Fix Opus 4.7 40% Prompt Degradation via CLAUDE.md & Skills

When Opus 4.7 dropped in April, about 40% of the prompts across 6 mid-market company setups broke overnight. Token burn went up, outputs became weirdly literal — 4.6 had been filling in ambiguous instructions, but 4.7 didn't. The fix wasn't rewriting prompts; it was finally taking CLAUDE.md and Skill files seriously.

What broke and why

Prompts written for 4.6 assumed the model would be charitable about vague instructions. 4.7 interpreted them literally, causing outputs that needed 3-4 turns to correct.
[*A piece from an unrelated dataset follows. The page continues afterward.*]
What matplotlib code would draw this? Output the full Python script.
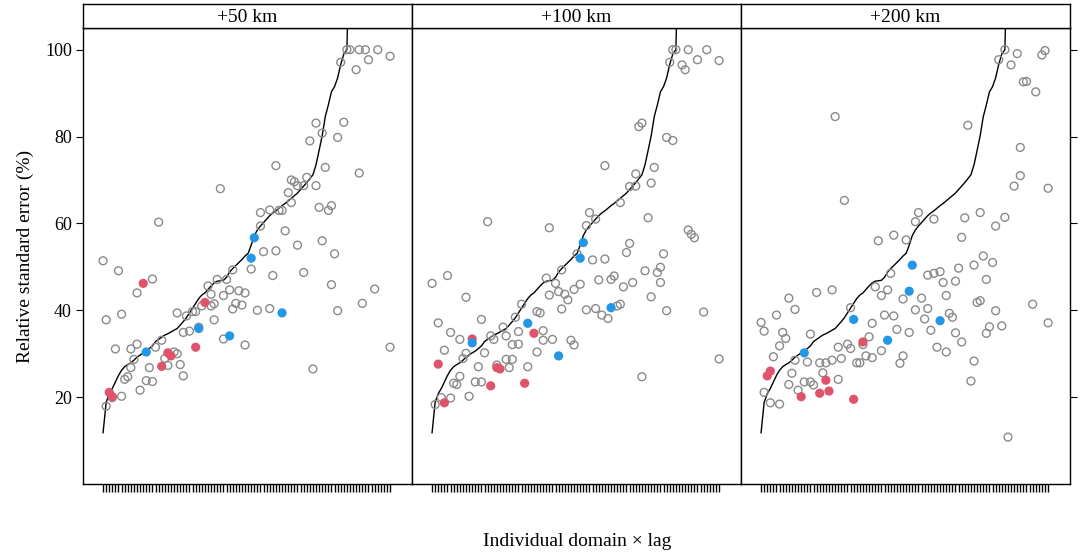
import matplotlib
matplotlib.use("Agg")
import matplotlib.pyplot as plt
import numpy as np

plt.rcParams['font.family'] = ['Liberation Serif', 'DejaVu Serif']

# panels
panel_titles = ['+50 km', '+100 km', '+200 km']
n_domains = 94
y_ticks = [20, 40, 60, 80, 100]

# baseline RSE, sorted (same line in every panel); values past 80 run off the top
baseline = [11.8, 18.8, 20.8, 22.0, 23.5, 25.0, 26.2, 27.0, 27.5, 27.9,
            28.5, 29.2, 29.7, 30.2, 30.6, 31.2, 31.8, 32.8, 33.3, 33.8,
            34.3, 34.6, 35.0, 35.4, 35.8, 36.6, 37.4, 38.3, 39.4, 40.5,
            41.6, 42.7, 43.5, 44.0, 44.8, 45.6, 46.3, 46.7, 46.8, 46.9,
            47.6, 48.8, 49.6, 50.3, 51.0, 51.7, 52.5, 53.1, 55.0, 57.2,
            58.5, 59.4, 60.2, 61.0, 61.8, 62.4, 62.9, 63.5, 64.1, 64.6,
            65.2, 65.8, 66.4, 67.0, 67.8, 68.6, 69.4, 70.3, 71.2, 73.5,
            76.8, 80.2, 84.6, 87.3, 90.3, 91.5, 93.5, 96.6, 99.0, 100.0,
            130, 140, 150, 160, 170, 180, 190, 200, 210, 220,
            230, 240, 250, 260]

# +50 km
p50_grey_x = [80, 81, 84, 86, 90, 94, 87, 78, 83, 70, 79, 72, 68, 77, 57, 73, 84, 39,
              62, 63, 67, 64, 66, 70, 61, 62, 71, 74, 75, 52, 55, 58, 59, 19, 52, 60, 64, 72,
              53, 57, 76, 49, 56, 66, 75, 89, 85, 77, 51, 55, 46, 44, 43, 45, 47, 42, 40, 38, 41, 43,
              35, 36, 36, 37, 33, 37, 30, 31, 28, 25, 27, 29, 32, 40, 47, 69, 94,
              6, 1, 17, 12, 7, 2, 5, 10, 12, 11, 18, 20, 10, 16, 8, 9, 15, 17, 13, 22, 24, 25,
              21, 26, 27, 4, 7, 2]
p50_grey_y = [100, 100, 100, 100, 100, 98.5, 97.7, 97.1, 95.4, 83.1, 83.3, 80.8, 79.0, 79.8, 73.3, 72.9, 71.6, 68.0,
              70.0, 69.6, 70.6, 68.7, 68.7, 68.7, 67.1, 64.8, 63.7, 63.0, 64.1, 62.5, 63.1, 63.0, 63.0, 60.3, 59.4, 58.3, 55.0, 56.0,
              53.5, 53.7, 53.0, 49.5, 48.0, 48.7, 45.9, 44.9, 41.6, 39.9, 40.0, 40.4, 41.2, 41.6, 40.3, 44.5, 44.0, 44.7, 43.4, 47.1, 47.1, 49.3,
              45.6, 43.7, 41.0, 41.5, 41.0, 37.8, 39.7, 39.7, 38.7, 39.4, 34.9, 35.2, 36.1, 33.4, 32.0, 26.5, 31.5,
              49.1, 51.4, 47.2, 44.0, 39.1, 37.8, 31.1, 31.1, 32.2, 28.7, 31.5, 33.1, 26.8, 26.8, 24.1, 24.7, 23.8, 23.6, 21.6, 27.3, 30.4, 30.0,
              28.9, 27.5, 24.9, 19.9, 20.2, 17.9]
p50_red_x = [14, 34, 31, 20, 22, 23, 3, 4]
p50_red_y = [46.2, 41.8, 31.5, 27.1, 30.2, 29.5, 21.1, 20.1]
p50_blue_x = [50, 49, 59, 32, 42, 15]
p50_blue_y = [56.7, 52.0, 39.4, 35.8, 34.1, 30.4]

# +100 km
p100_grey_x = [79, 80, 84, 90, 94, 87, 78, 82, 83, 68, 69, 77, 79, 57, 73, 67, 65, 67, 72,
               62, 52, 54, 51, 19, 39, 71, 84, 85, 86, 65, 64, 76, 53, 57, 48, 43, 38, 41, 42, 39,
               44, 45, 47, 49, 43, 51, 54, 56, 58, 61, 62, 55, 59, 60, 63, 66, 70, 74, 75, 75, 72, 77, 89, 94, 69,
               1, 6, 12, 3, 7, 10, 17, 5, 12, 11, 18, 20, 21, 24, 25, 27, 29, 28, 30, 29, 35, 36, 37,
               37, 40, 35, 32, 46, 47, 27, 25, 26, 22, 16, 10, 8, 9, 15, 17, 13, 4, 7, 2]
p100_grey_y = [100, 100, 100, 100, 97.5, 97.7, 97.1, 96.5, 95.4, 82.3, 83.1, 79.8, 79.1, 73.3, 72.9, 71.4, 68.5, 68.6, 69.3,
               64.8, 62.5, 61.0, 59.5, 60.4, 59.0, 61.3, 58.5, 57.5, 56.7, 55.4, 53.3, 53.0, 51.6, 51.8, 53.0, 49.3, 47.4, 46.2, 44.3, 43.5,
               43.7, 42.4, 44.8, 46.0, 40.3, 40.1, 40.4, 38.9, 38.1, 41.0, 41.4, 47.0, 47.1, 47.9, 45.4, 46.4, 49.1, 48.7, 49.9, 46.4, 43.1, 39.9, 39.6, 28.8, 24.7,
               46.2, 48.0, 43.0, 37.1, 34.9, 33.3, 37.9, 30.8, 30.1, 28.9, 30.2, 34.1, 33.3, 36.1, 34.1, 32.1, 32.2, 38.4, 41.4, 35.1, 39.7, 39.4, 35.3,
               33.1, 33.3, 30.4, 27.0, 33.1, 32.0, 28.7, 28.7, 26.8, 27.4, 27.0, 24.8, 23.2, 22.9, 23.5, 23.5, 20.2, 19.9, 19.8, 18.3]
p100_red_x = [14, 3, 34, 31, 22, 23, 20, 5]
p100_red_y = [33.4, 27.6, 34.7, 23.2, 26.8, 26.5, 22.6, 18.7]
p100_blue_x = [50, 49, 59, 14, 32, 42]
p100_blue_y = [55.6, 52.0, 40.6, 32.5, 37.0, 29.5]

# +200 km
p200_grey_x = [80, 78, 84, 82, 92, 93, 86, 87, 90, 25, 68, 85, 85, 83, 94, 28, 52, 51, 57, 67, 72, 80, 77,
               39, 44, 48, 66, 43, 38, 42, 40, 47, 53, 51, 55, 54, 56, 49, 45,
               41, 44, 37, 30, 36, 34, 40, 37, 35, 32, 33, 47, 46,
               27, 26, 29, 30, 24, 22, 20, 21, 26,
               13, 10, 15, 17, 18, 11, 16, 12, 5, 7, 9, 8,
               17, 6, 12, 10, 19, 24, 1, 2, 2, 4, 7, 81,
               89, 94, 69, 70, 58, 61, 64, 66, 62, 63, 61, 60,
               55, 57, 59, 64, 65, 70, 73, 76, 74, 71, 72, 77, 75, 74, 79]
p200_grey_y = [100, 97.7, 99.1, 96.5, 98.8, 99.8, 92.6, 92.7, 90.3, 84.6, 82.6, 77.5, 71.0, 68.6, 68.1, 65.3, 62.5, 60.4, 61.0, 61.3, 62.5, 61.4, 59.4,
               56.0, 57.3, 56.2, 56.8, 48.5, 45.4, 44.7, 43.4, 42.6, 42.8, 40.1, 40.4, 38.0, 35.4, 34.9, 35.6,
               38.9, 38.7, 37.0, 40.6, 33.9, 32.1, 30.7, 29.1, 29.5, 27.9, 27.9, 29.5, 27.8,
               28.9, 31.5, 32.2, 31.2, 28.5, 27.9, 27.9, 25.6, 24.1,
               21.6, 22.9, 23.5, 23.5, 22.8, 25.5, 28.1, 28.5, 29.3, 31.8, 33.5, 34.9,
               34.5, 38.9, 40.2, 42.8, 44.1, 44.7, 37.2, 35.2, 21.1, 18.7, 18.4, 10.8,
               41.4, 37.1, 23.7, 28.3, 31.5, 30.4, 34.8, 32.7, 39.3, 38.4, 43.4, 46.4,
               48.1, 48.5, 48.9, 46.7, 49.7, 50.4, 52.5, 51.0, 47.1, 41.8, 42.2, 39.9, 36.2, 34.7, 36.4]
p200_red_x = [34, 22, 23, 20, 14, 31, 3, 4]
p200_red_y = [32.7, 23.9, 21.4, 20.9, 20.1, 19.5, 24.9, 26.0]
p200_blue_x = [50, 49, 31, 42, 59, 15]
p200_blue_y = [50.4, 44.4, 37.9, 33.1, 37.6, 30.2]

panels = [
    (p50_grey_x, p50_grey_y, p50_red_x, p50_red_y, p50_blue_x, p50_blue_y),
    (p100_grey_x, p100_grey_y, p100_red_x, p100_red_y, p100_blue_x, p100_blue_y),
    (p200_grey_x, p200_grey_y, p200_red_x, p200_red_y, p200_blue_x, p200_blue_y),
]

W, H = 1084, 559
fig = plt.figure(figsize=(W / 100, H / 100), dpi=100)

idx = np.arange(1, n_domains + 1)
left_px = [83, 412, 741]
pw = 329
top_px, bot_px, strip_top = 28, 484, 4

for k, (gx, gy, rx, ry, bx, by) in enumerate(panels):
    ax = fig.add_axes([left_px[k] / W, 1 - bot_px / H, pw / W, (bot_px - top_px) / H])
    ax.plot(idx, baseline, color='black', lw=1.0, zorder=2)
    ax.scatter(gx, gy, s=32, facecolors='none', edgecolors='#8a8a8a', linewidths=1.0, zorder=3)
    ax.scatter(rx, ry, s=44, color='#DF536B', edgecolors='none', zorder=4)
    ax.scatter(bx, by, s=44, color='#2297E6', edgecolors='none', zorder=4)
    ax.set_xlim(-5.5, 101.1)
    ax.set_ylim(0, 105)
    ax.set_xticks(idx)
    ax.set_xticklabels([])
    ax.tick_params(axis='x', direction='out', length=5.5, width=1.0, bottom=True, top=False)
    for s in ax.spines.values():
        s.set_linewidth(1.0)
    ax.set_yticks(y_ticks)
    if k == 0:
        ax.tick_params(axis='y', direction='out', length=5, width=0.8, labelsize=13,
                       left=True, right=False, labelleft=True, pad=3)
    elif k == 2:
        ax.tick_params(axis='y', direction='out', length=5, width=0.8,
                       left=False, right=True, labelleft=False, labelright=False)
    else:
        ax.tick_params(axis='y', left=False, right=False, labelleft=False)

    # strip
    sax = fig.add_axes([left_px[k] / W, 1 - top_px / H, pw / W, (top_px - strip_top) / H])
    sax.set_xticks([])
    sax.set_yticks([])
    for s in sax.spines.values():
        s.set_linewidth(1.0)
    sax.text(0.5, 0.45, panel_titles[k], ha='center', va='center', fontsize=14,
             transform=sax.transAxes)

fig.text(25 / W, 1 - 256 / H, 'Relative standard error (%)', rotation=90,
         ha='center', va='center', fontsize=14)
fig.text(577 / W, 1 - 541 / H, 'Individual domain \u00d7 lag', ha='center', va='center', fontsize=14)

fig.savefig('out.png', dpi=100)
Prompts that survived were those baked into Skill files with explicit output formats, length caps, and worked examples.

The rebuild approach

Across the 6 setups, three structural changes were made:

Skills replaced standalone prompts — anything done more than 3 times got a Skill file (50–200 lines) with audience, output format, length, and a 2-3 sentence worked example. Skills are loaded on demand instead of bloating context.
Hierarchical CLAUDE.md — one global file for user identity, business, voice rules; a project-level CLAUDE.md per engagement; session-level instructions for one-offs. Model reads in order and builds a mental model that survives across sessions.
Memory files broken out — kept CLAUDE.md under 400 lines; detailed institutional knowledge lives in separate files that CLAUDE.md points to, loaded on demand.
Verification step in long Skills — model generates output, checks against a 5–7 item checklist, revises. Adds 30s per call but cut downstream cleanup ~70%.

Results after 3 weeks

Average prompt-to-acceptable-output dropped from 3-4 turns to 1-2.
Token usage dropped 22% across workspaces.
"This output is weird, let me try again" rate dropped from once per 4 prompts to once per 15.
Next model release should now be a net positive, not net negative.